◆ What the task requires:
Write out the material exactly, with the pictures left out.

◆ Data section:
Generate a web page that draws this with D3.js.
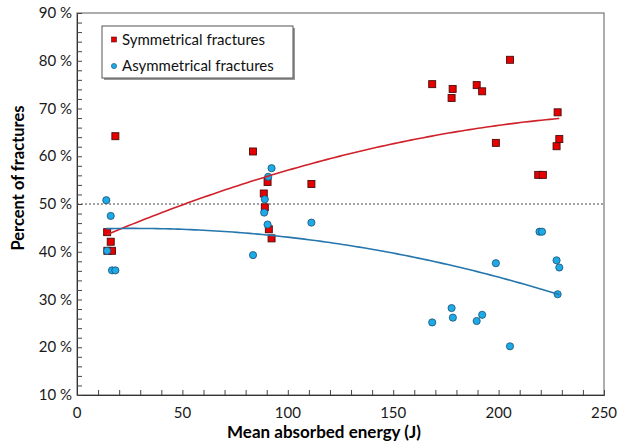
<!DOCTYPE html>
<meta charset="utf-8">
<style>
body { margin:0; background:#fff; }
svg { font-family: Lato, "Open Sans", sans-serif; }
</style>
<body>
<div id="chart"></div>
<script src="https://d3js.org/d3.v7.min.js"></script>
<script>
// symmetrical fractures: energy (J), percent
var symX = [14.3, 16.0, 14.4, 16.6, 18.2, 83.5, 88.6, 89.1, 90.4, 91.0, 92.3, 111.2,
            168.5, 177.7, 178.2, 189.6, 192.2, 198.7, 205.4, 218.8, 221.0, 227.5, 228.0, 228.8];
var symY = [44.1, 42.1, 40.2, 40.2, 64.2, 61.0, 52.2, 49.3, 54.6, 44.7, 42.8, 54.2,
            75.1, 72.2, 74.1, 74.9, 73.6, 62.8, 80.2, 56.1, 56.1, 62.1, 69.2, 63.6];
// asymmetrical fractures
var asyX = [13.9, 16.0, 14.3, 16.6, 18.2, 83.5, 88.8, 89.1, 90.4, 90.7, 92.3, 111.2,
            168.5, 177.7, 178.3, 189.6, 192.2, 198.7, 205.4, 219.4, 220.6, 227.5, 228.8, 228.0];
var asyY = [50.8, 47.5, 40.2, 36.1, 36.1, 39.3, 48.2, 51.0, 45.7, 55.7, 57.5, 46.1,
            25.2, 28.2, 26.2, 25.5, 26.8, 37.6, 20.2, 44.2, 44.2, 38.2, 36.7, 31.1];
var xTicks = [0, 50, 100, 150, 200, 250];
var yTicks = [10, 20, 30, 40, 50, 60, 70, 80, 90];
var seriesNames = ["Symmetrical fractures", "Asymmetrical fractures"];

var W = 617, H = 448;
var svg = d3.select("#chart").append("svg").attr("width", W).attr("height", H);

var x = d3.scaleLinear().domain([0, 250]).range([77, 604]);
var y = d3.scaleLinear().domain([10, 90]).range([395, 13]);

// least squares quadratic trend (like the spreadsheet trendline)
function quadFit(xs, ys) {
  var n = xs.length, s = [0,0,0,0,0], t = [0,0,0];
  for (var i = 0; i < n; i++) {
    var xi = xs[i];
    for (var k = 0; k < 5; k++) s[k] += Math.pow(xi, k);
    for (var k = 0; k < 3; k++) t[k] += ys[i] * Math.pow(xi, k);
  }
  var M = [[s[0], s[1], s[2], t[0]], [s[1], s[2], s[3], t[1]], [s[2], s[3], s[4], t[2]]];
  for (var c = 0; c < 3; c++) {
    for (var r = c + 1; r < 3; r++) {
      var f = M[r][c] / M[c][c];
      for (var k = c; k < 4; k++) M[r][k] -= f * M[c][k];
    }
  }
  var b = [0,0,0];
  for (var r = 2; r >= 0; r--) {
    var v = M[r][3];
    for (var k = r + 1; k < 3; k++) v -= M[r][k] * b[k];
    b[r] = v / M[r][r];
  }
  return function(v) { return b[0] + b[1] * v + b[2] * v * v; };
}

// frame
svg.append("rect").attr("x", x(0)).attr("y", y(90))
  .attr("width", x(250) - x(0)).attr("height", y(10) - y(90))
  .attr("fill", "none").attr("stroke", "#777").attr("stroke-width", 1.2);

// inner ticks
var gx = svg.append("g").attr("transform", "translate(0," + y(10) + ")")
  .call(d3.axisTop(x).tickValues(d3.range(0, 251, 10)).tickSize(5).tickFormat(""));
gx.select(".domain").attr("stroke", "#333");
gx.selectAll(".tick line").attr("stroke", "#444");
var gy = svg.append("g").attr("transform", "translate(" + x(0) + ",0)")
  .call(d3.axisRight(y).tickValues(d3.range(10, 91, 2)).tickSize(5).tickFormat(""));
gy.select(".domain").attr("stroke", "#333");
gy.selectAll(".tick line").attr("stroke", "#444");

// tick labels
svg.append("g").selectAll("text").data(xTicks).enter().append("text")
  .attr("x", function(d) { return x(d); }).attr("y", 418)
  .attr("text-anchor", "middle").attr("font-size", 15).attr("fill", "#1a1a1a")
  .text(function(d) { return d; });
svg.append("g").selectAll("text").data(yTicks).enter().append("text")
  .attr("x", 72).attr("y", function(d) { return y(d) + 5; })
  .attr("text-anchor", "end").attr("font-size", 15).attr("fill", "#1a1a1a")
  .text(function(d) { return d + " %"; });

// axis titles
svg.append("text").attr("x", 324).attr("y", 438).attr("text-anchor", "middle")
  .attr("font-size", 17).attr("font-weight", "bold").attr("fill", "#000")
  .text("Mean absorbed energy (J)");
svg.append("text").attr("transform", "translate(24,178) rotate(-90)").attr("text-anchor", "middle")
  .attr("font-size", 16.5).attr("font-weight", "bold").attr("fill", "#000")
  .text("Percent of fractures");

// 50 % reference
svg.append("line").attr("x1", x(0)).attr("x2", x(250)).attr("y1", y(50)).attr("y2", y(50))
  .attr("stroke", "#444").attr("stroke-dasharray", "2,2").attr("stroke-width", 1);

var symData = symX.map(function(v, i) { return [v, symY[i]]; });
var asyData = asyX.map(function(v, i) { return [v, asyY[i]]; });

// points
svg.append("g").selectAll("rect").data(symData).enter().append("rect")
  .attr("x", function(d) { return x(d[0]) - 3.5; }).attr("y", function(d) { return y(d[1]) - 3.5; })
  .attr("width", 7).attr("height", 7)
  .attr("fill", "#e60000").attr("stroke", "#4a0d0d").attr("stroke-width", 0.9);
svg.append("g").selectAll("circle").data(asyData).enter().append("circle")
  .attr("cx", function(d) { return x(d[0]); }).attr("cy", function(d) { return y(d[1]); })
  .attr("r", 3.6)
  .attr("fill", "#1eaae6").attr("stroke", "#1a4f73").attr("stroke-width", 0.8);

// trend lines
var line = d3.line().x(function(d) { return x(d[0]); }).y(function(d) { return y(d[1]); });
var fs = quadFit(symX, symY), fa = quadFit(asyX, asyY);
var sx = d3.range(d3.min(symX), d3.max(symX) + 0.01, 2).concat([d3.max(symX)]);
var ax = d3.range(d3.min(asyX), d3.max(asyX) + 0.01, 2).concat([d3.max(asyX)]);
svg.append("path").attr("d", line(sx.map(function(v) { return [v, fs(v)]; })))
  .attr("fill", "none").attr("stroke", "#d0202a").attr("stroke-width", 1.6);
svg.append("path").attr("d", line(ax.map(function(v) { return [v, fa(v)]; })))
  .attr("fill", "none").attr("stroke", "#2476ad").attr("stroke-width", 1.6);

// legend
var lg = svg.append("g");
lg.append("rect").attr("x", 104).attr("y", 28).attr("width", 191).attr("height", 52).attr("fill", "#999");
lg.append("rect").attr("x", 102).attr("y", 26).attr("width", 191).attr("height", 52)
  .attr("fill", "#fff").attr("stroke", "#555").attr("stroke-width", 1);
lg.append("rect").attr("x", 111.5).attr("y", 37).attr("width", 5).attr("height", 5)
  .attr("fill", "#e60000").attr("stroke", "#4a0d0d").attr("stroke-width", 0.6);
lg.append("circle").attr("cx", 114).attr("cy", 66).attr("r", 2.6)
  .attr("fill", "#1eaae6").attr("stroke", "#1a4f73").attr("stroke-width", 0.6);
lg.selectAll("text.lab").data(seriesNames).enter().append("text").attr("class", "lab")
  .attr("x", 122).attr("y", function(d, i) { return 45 + i * 26; })
  .attr("font-size", 15).attr("fill", "#111")
  .text(function(d) { return d; });
</script>
</body>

◆ Answer for the task:
Generate a web page that draws this with D3.js.
<!DOCTYPE html>
<meta charset="utf-8">
<style>
body { margin:0; background:#fff; }
svg { font-family: Lato, "Open Sans", sans-serif; }
</style>
<body>
<div id="chart"></div>
<script src="https://d3js.org/d3.v7.min.js"></script>
<script>
// symmetrical fractures: energy (J), percent
var symX = [14.3, 16.0, 14.4, 16.6, 18.2, 83.5, 88.6, 89.1, 90.4, 91.0, 92.3, 111.2,
            168.5, 177.7, 178.2, 189.6, 192.2, 198.7, 205.4, 218.8, 221.0, 227.5, 228.0, 228.8];
var symY = [44.1, 42.1, 40.2, 40.2, 64.2, 61.0, 52.2, 49.3, 54.6, 44.7, 42.8, 54.2,
            75.1, 72.2, 74.1, 74.9, 73.6, 62.8, 80.2, 56.1, 56.1, 62.1, 69.2, 63.6];
// asymmetrical fractures
var asyX = [13.9, 16.0, 14.3, 16.6, 18.2, 83.5, 88.8, 89.1, 90.4, 90.7, 92.3, 111.2,
            168.5, 177.7, 178.3, 189.6, 192.2, 198.7, 205.4, 219.4, 220.6, 227.5, 228.8, 228.0];
var asyY = [50.8, 47.5, 40.2, 36.1, 36.1, 39.3, 48.2, 51.0, 45.7, 55.7, 57.5, 46.1,
            25.2, 28.2, 26.2, 25.5, 26.8, 37.6, 20.2, 44.2, 44.2, 38.2, 36.7, 31.1];
var xTicks = [0, 50, 100, 150, 200, 250];
var yTicks = [10, 20, 30, 40, 50, 60, 70, 80, 90];
var seriesNames = ["Symmetrical fractures", "Asymmetrical fractures"];

var W = 617, H = 448;
var svg = d3.select("#chart").append("svg").attr("width", W).attr("height", H);

var x = d3.scaleLinear().domain([0, 250]).range([77, 604]);
var y = d3.scaleLinear().domain([10, 90]).range([395, 13]);

// least squares quadratic trend (like the spreadsheet trendline)
function quadFit(xs, ys) {
  var n = xs.length, s = [0,0,0,0,0], t = [0,0,0];
  for (var i = 0; i < n; i++) {
    var xi = xs[i];
    for (var k = 0; k < 5; k++) s[k] += Math.pow(xi, k);
    for (var k = 0; k < 3; k++) t[k] += ys[i] * Math.pow(xi, k);
  }
  var M = [[s[0], s[1], s[2], t[0]], [s[1], s[2], s[3], t[1]], [s[2], s[3], s[4], t[2]]];
  for (var c = 0; c < 3; c++) {
    for (var r = c + 1; r < 3; r++) {
      var f = M[r][c] / M[c][c];
      for (var k = c; k < 4; k++) M[r][k] -= f * M[c][k];
    }
  }
  var b = [0,0,0];
  for (var r = 2; r >= 0; r--) {
    var v = M[r][3];
    for (var k = r + 1; k < 3; k++) v -= M[r][k] * b[k];
    b[r] = v / M[r][r];
  }
  return function(v) { return b[0] + b[1] * v + b[2] * v * v; };
}

// frame
svg.append("rect").attr("x", x(0)).attr("y", y(90))
  .attr("width", x(250) - x(0)).attr("height", y(10) - y(90))
  .attr("fill", "none").attr("stroke", "#777").attr("stroke-width", 1.2);

// inner ticks
var gx = svg.append("g").attr("transform", "translate(0," + y(10) + ")")
  .call(d3.axisTop(x).tickValues(d3.range(0, 251, 10)).tickSize(5).tickFormat(""));
gx.select(".domain").attr("stroke", "#333");
gx.selectAll(".tick line").attr("stroke", "#444");
var gy = svg.append("g").attr("transform", "translate(" + x(0) + ",0)")
  .call(d3.axisRight(y).tickValues(d3.range(10, 91, 2)).tickSize(5).tickFormat(""));
gy.select(".domain").attr("stroke", "#333");
gy.selectAll(".tick line").attr("stroke", "#444");

// tick labels
svg.append("g").selectAll("text").data(xTicks).enter().append("text")
  .attr("x", function(d) { return x(d); }).attr("y", 418)
  .attr("text-anchor", "middle").attr("font-size", 15).attr("fill", "#1a1a1a")
  .text(function(d) { return d; });
svg.append("g").selectAll("text").data(yTicks).enter().append("text")
  .attr("x", 72).attr("y", function(d) { return y(d) + 5; })
  .attr("text-anchor", "end").attr("font-size", 15).attr("fill", "#1a1a1a")
  .text(function(d) { return d + " %"; });

// axis titles
svg.append("text").attr("x", 324).attr("y", 438).attr("text-anchor", "middle")
  .attr("font-size", 17).attr("font-weight", "bold").attr("fill", "#000")
  .text("Mean absorbed energy (J)");
svg.append("text").attr("transform", "translate(24,178) rotate(-90)").attr("text-anchor", "middle")
  .attr("font-size", 16.5).attr("font-weight", "bold").attr("fill", "#000")
  .text("Percent of fractures");

// 50 % reference
svg.append("line").attr("x1", x(0)).attr("x2", x(250)).attr("y1", y(50)).attr("y2", y(50))
  .attr("stroke", "#444").attr("stroke-dasharray", "2,2").attr("stroke-width", 1);

var symData = symX.map(function(v, i) { return [v, symY[i]]; });
var asyData = asyX.map(function(v, i) { return [v, asyY[i]]; });

// points
svg.append("g").selectAll("rect").data(symData).enter().append("rect")
  .attr("x", function(d) { return x(d[0]) - 3.5; }).attr("y", function(d) { return y(d[1]) - 3.5; })
  .attr("width", 7).attr("height", 7)
  .attr("fill", "#e60000").attr("stroke", "#4a0d0d").attr("stroke-width", 0.9);
svg.append("g").selectAll("circle").data(asyData).enter().append("circle")
  .attr("cx", function(d) { return x(d[0]); }).attr("cy", function(d) { return y(d[1]); })
  .attr("r", 3.6)
  .attr("fill", "#1eaae6").attr("stroke", "#1a4f73").attr("stroke-width", 0.8);

// trend lines
var line = d3.line().x(function(d) { return x(d[0]); }).y(function(d) { return y(d[1]); });
var fs = quadFit(symX, symY), fa = quadFit(asyX, asyY);
var sx = d3.range(d3.min(symX), d3.max(symX) + 0.01, 2).concat([d3.max(symX)]);
var ax = d3.range(d3.min(asyX), d3.max(asyX) + 0.01, 2).concat([d3.max(asyX)]);
svg.append("path").attr("d", line(sx.map(function(v) { return [v, fs(v)]; })))
  .attr("fill", "none").attr("stroke", "#d0202a").attr("stroke-width", 1.6);
svg.append("path").attr("d", line(ax.map(function(v) { return [v, fa(v)]; })))
  .attr("fill", "none").attr("stroke", "#2476ad").attr("stroke-width", 1.6);

// legend
var lg = svg.append("g");
lg.append("rect").attr("x", 104).attr("y", 28).attr("width", 191).attr("height", 52).attr("fill", "#999");
lg.append("rect").attr("x", 102).attr("y", 26).attr("width", 191).attr("height", 52)
  .attr("fill", "#fff").attr("stroke", "#555").attr("stroke-width", 1);
lg.append("rect").attr("x", 111.5).attr("y", 37).attr("width", 5).attr("height", 5)
  .attr("fill", "#e60000").attr("stroke", "#4a0d0d").attr("stroke-width", 0.6);
lg.append("circle").attr("cx", 114).attr("cy", 66).attr("r", 2.6)
  .attr("fill", "#1eaae6").attr("stroke", "#1a4f73").attr("stroke-width", 0.6);
lg.selectAll("text.lab").data(seriesNames).enter().append("text").attr("class", "lab")
  .attr("x", 122).attr("y", function(d, i) { return 45 + i * 26; })
  .attr("font-size", 15).attr("fill", "#111")
  .text(function(d) { return d; });
</script>
</body>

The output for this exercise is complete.